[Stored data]
=-=-=

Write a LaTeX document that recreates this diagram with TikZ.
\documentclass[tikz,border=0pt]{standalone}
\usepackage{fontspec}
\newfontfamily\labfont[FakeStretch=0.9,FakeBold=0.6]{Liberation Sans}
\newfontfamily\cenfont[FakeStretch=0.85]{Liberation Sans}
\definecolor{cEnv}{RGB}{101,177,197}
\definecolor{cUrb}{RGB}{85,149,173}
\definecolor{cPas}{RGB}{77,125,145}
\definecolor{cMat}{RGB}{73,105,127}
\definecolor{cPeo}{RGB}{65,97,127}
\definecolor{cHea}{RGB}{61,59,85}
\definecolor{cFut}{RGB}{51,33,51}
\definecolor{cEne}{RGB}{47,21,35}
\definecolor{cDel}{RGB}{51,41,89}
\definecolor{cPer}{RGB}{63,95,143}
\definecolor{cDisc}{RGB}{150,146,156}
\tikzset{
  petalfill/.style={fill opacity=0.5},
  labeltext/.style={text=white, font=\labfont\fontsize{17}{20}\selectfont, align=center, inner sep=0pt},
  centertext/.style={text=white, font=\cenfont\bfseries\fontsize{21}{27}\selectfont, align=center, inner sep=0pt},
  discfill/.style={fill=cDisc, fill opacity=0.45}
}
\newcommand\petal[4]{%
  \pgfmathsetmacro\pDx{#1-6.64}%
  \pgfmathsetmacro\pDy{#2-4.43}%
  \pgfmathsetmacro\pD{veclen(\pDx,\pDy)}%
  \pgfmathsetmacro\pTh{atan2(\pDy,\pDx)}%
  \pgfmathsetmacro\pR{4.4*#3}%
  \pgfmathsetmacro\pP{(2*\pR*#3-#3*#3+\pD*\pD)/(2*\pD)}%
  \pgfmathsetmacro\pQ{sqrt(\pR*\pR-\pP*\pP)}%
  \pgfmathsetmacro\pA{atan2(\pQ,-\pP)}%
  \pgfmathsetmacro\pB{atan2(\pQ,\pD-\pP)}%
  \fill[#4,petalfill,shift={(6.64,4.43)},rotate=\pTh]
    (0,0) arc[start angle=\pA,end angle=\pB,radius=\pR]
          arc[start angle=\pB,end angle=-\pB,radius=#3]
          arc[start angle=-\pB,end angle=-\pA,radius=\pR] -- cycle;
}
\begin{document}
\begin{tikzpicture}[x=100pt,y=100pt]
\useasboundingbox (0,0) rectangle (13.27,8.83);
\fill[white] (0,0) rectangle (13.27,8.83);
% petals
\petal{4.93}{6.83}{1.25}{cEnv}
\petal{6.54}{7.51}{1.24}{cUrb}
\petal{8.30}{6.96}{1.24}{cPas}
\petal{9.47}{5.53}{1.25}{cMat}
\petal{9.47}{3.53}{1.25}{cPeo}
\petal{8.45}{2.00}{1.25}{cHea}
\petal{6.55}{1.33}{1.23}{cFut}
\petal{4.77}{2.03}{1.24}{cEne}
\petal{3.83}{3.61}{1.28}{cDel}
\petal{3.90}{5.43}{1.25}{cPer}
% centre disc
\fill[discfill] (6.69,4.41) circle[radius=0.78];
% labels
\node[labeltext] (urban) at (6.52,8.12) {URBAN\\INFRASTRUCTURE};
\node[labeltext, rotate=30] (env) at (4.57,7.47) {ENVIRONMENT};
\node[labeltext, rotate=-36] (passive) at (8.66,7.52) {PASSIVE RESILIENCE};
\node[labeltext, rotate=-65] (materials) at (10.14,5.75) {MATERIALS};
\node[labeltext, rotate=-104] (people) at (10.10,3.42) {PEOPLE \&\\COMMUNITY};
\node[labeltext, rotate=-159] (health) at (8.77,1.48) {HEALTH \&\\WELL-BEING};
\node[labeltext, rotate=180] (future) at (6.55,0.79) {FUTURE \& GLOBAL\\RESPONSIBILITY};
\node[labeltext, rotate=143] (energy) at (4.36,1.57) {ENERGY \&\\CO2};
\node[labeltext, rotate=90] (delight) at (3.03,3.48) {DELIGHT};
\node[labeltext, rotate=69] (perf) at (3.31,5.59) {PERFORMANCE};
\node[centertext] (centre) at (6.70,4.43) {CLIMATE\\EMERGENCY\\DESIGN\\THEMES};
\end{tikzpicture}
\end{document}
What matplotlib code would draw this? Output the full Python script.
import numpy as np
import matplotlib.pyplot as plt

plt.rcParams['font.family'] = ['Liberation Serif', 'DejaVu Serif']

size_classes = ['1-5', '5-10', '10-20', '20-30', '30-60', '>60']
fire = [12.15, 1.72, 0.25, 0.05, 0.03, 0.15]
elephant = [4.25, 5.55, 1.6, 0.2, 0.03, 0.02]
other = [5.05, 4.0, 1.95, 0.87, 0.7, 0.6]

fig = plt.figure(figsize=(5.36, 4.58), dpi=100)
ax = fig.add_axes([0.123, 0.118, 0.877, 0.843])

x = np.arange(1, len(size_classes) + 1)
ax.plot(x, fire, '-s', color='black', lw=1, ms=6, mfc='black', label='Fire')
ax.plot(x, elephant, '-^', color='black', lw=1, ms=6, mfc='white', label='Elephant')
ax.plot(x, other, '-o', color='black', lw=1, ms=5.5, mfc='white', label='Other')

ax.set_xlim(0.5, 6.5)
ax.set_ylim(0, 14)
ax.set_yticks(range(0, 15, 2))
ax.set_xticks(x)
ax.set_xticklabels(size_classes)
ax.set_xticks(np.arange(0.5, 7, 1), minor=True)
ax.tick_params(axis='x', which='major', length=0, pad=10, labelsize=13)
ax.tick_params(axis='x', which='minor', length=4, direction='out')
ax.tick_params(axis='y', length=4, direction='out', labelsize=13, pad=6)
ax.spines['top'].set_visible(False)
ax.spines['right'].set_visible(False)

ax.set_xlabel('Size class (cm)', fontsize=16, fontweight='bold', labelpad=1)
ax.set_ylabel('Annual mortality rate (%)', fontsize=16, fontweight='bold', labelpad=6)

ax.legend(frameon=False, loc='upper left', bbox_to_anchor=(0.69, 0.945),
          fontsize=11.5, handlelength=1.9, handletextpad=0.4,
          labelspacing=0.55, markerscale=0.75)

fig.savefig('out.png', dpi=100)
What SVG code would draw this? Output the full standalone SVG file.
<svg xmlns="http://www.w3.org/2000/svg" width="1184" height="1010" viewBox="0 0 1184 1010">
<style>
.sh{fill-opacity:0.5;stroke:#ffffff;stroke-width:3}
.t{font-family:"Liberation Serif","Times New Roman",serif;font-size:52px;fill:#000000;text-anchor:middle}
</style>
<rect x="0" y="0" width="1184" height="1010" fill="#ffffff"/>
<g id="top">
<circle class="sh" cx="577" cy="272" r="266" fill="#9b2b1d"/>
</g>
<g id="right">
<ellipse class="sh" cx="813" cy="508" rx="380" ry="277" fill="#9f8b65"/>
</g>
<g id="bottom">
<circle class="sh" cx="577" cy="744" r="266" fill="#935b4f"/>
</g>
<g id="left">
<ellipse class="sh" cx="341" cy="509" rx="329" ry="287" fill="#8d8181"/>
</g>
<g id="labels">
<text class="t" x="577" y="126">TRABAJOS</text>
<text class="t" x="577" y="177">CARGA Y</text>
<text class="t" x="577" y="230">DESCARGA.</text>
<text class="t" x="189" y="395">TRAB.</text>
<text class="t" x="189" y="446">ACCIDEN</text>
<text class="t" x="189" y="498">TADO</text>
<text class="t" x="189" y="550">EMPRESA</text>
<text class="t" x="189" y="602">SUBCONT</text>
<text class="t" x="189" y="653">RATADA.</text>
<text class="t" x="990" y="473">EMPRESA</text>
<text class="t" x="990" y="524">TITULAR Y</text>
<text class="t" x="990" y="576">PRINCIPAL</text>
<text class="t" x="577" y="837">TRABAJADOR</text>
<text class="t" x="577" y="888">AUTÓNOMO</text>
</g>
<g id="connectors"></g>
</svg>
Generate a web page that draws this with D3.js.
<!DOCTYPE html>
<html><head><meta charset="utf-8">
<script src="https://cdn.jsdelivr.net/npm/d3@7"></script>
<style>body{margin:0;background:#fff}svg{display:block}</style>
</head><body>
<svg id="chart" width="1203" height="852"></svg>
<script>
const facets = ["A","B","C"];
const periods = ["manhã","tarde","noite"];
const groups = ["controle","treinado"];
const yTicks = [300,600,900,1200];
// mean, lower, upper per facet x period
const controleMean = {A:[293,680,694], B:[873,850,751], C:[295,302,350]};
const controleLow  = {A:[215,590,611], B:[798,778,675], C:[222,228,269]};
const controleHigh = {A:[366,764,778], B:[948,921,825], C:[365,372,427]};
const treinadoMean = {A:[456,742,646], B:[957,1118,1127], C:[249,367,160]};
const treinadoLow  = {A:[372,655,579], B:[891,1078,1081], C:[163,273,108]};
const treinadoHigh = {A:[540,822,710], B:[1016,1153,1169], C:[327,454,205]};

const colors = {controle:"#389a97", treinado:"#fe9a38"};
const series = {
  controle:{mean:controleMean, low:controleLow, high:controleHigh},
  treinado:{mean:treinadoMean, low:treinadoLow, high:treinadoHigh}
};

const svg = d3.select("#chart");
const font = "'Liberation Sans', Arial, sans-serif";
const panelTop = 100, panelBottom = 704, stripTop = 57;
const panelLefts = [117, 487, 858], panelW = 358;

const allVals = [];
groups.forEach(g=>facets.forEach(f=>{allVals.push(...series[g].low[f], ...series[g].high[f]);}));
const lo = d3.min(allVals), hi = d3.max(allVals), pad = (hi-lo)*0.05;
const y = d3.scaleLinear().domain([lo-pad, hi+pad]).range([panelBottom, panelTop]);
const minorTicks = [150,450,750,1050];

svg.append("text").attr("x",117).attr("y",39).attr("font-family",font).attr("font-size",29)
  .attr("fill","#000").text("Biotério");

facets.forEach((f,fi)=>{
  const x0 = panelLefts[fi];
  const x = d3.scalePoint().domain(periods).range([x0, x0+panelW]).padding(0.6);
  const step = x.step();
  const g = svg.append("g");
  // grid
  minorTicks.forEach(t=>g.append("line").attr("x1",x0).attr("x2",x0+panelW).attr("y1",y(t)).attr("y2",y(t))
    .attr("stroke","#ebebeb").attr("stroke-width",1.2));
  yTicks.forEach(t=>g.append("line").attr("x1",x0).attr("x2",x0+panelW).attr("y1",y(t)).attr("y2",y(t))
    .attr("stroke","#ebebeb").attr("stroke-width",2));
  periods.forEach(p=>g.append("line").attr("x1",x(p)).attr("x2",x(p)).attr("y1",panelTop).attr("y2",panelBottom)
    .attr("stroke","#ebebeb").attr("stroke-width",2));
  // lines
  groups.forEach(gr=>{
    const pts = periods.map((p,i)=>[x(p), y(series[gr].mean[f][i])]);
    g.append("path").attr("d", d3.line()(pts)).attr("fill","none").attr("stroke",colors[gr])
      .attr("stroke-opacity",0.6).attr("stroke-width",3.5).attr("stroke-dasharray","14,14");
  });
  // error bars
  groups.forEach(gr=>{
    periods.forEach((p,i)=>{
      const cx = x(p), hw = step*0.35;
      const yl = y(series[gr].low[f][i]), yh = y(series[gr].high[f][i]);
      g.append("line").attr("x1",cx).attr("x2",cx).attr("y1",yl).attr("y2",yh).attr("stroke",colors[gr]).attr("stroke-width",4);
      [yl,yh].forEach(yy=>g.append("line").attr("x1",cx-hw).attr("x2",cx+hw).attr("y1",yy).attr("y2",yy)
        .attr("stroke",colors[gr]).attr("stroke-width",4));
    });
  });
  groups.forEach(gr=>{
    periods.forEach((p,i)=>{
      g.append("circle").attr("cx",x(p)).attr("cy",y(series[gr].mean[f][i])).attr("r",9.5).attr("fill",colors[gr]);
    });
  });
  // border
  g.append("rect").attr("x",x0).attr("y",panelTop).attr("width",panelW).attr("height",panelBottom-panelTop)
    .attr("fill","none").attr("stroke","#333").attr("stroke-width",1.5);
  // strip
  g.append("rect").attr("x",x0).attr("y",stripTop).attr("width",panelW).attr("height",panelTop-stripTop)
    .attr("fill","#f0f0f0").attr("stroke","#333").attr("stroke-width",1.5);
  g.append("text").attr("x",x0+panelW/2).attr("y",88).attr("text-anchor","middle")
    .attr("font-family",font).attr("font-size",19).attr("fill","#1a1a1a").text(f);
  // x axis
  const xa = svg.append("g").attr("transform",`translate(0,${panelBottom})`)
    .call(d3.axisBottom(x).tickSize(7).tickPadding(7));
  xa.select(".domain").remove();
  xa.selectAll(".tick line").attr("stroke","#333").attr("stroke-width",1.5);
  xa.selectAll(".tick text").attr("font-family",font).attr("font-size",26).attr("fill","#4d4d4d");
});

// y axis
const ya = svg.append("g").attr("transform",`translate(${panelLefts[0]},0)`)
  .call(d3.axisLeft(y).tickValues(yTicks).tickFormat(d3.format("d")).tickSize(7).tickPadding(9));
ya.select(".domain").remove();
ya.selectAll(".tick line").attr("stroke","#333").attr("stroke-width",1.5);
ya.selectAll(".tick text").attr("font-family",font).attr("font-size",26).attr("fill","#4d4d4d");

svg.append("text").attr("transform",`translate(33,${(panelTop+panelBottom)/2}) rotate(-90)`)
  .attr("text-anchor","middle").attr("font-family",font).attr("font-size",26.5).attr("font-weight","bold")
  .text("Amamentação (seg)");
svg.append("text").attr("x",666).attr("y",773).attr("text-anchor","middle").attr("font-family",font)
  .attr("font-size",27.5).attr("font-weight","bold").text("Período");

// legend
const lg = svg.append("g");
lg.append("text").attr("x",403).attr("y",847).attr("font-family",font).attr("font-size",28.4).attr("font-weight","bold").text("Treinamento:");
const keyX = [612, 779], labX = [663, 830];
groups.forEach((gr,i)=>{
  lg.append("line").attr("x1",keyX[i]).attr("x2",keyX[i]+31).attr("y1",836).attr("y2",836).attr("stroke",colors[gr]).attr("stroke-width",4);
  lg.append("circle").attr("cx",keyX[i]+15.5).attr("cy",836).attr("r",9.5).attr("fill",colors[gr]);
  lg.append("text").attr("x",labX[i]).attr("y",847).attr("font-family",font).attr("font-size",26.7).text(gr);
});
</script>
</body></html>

=-=-=

Give back exactly the stretch that opens on the line with "What matplotlib code" and closes on the line with "plt.rcParams['font.family'] = ['Liberation".

> **THE RESPONSE**
What matplotlib code would draw this? Output the full Python script.
import numpy as np
import matplotlib.pyplot as plt

plt.rcParams['font.family'] = ['Liberation Serif', 'DejaVu Serif']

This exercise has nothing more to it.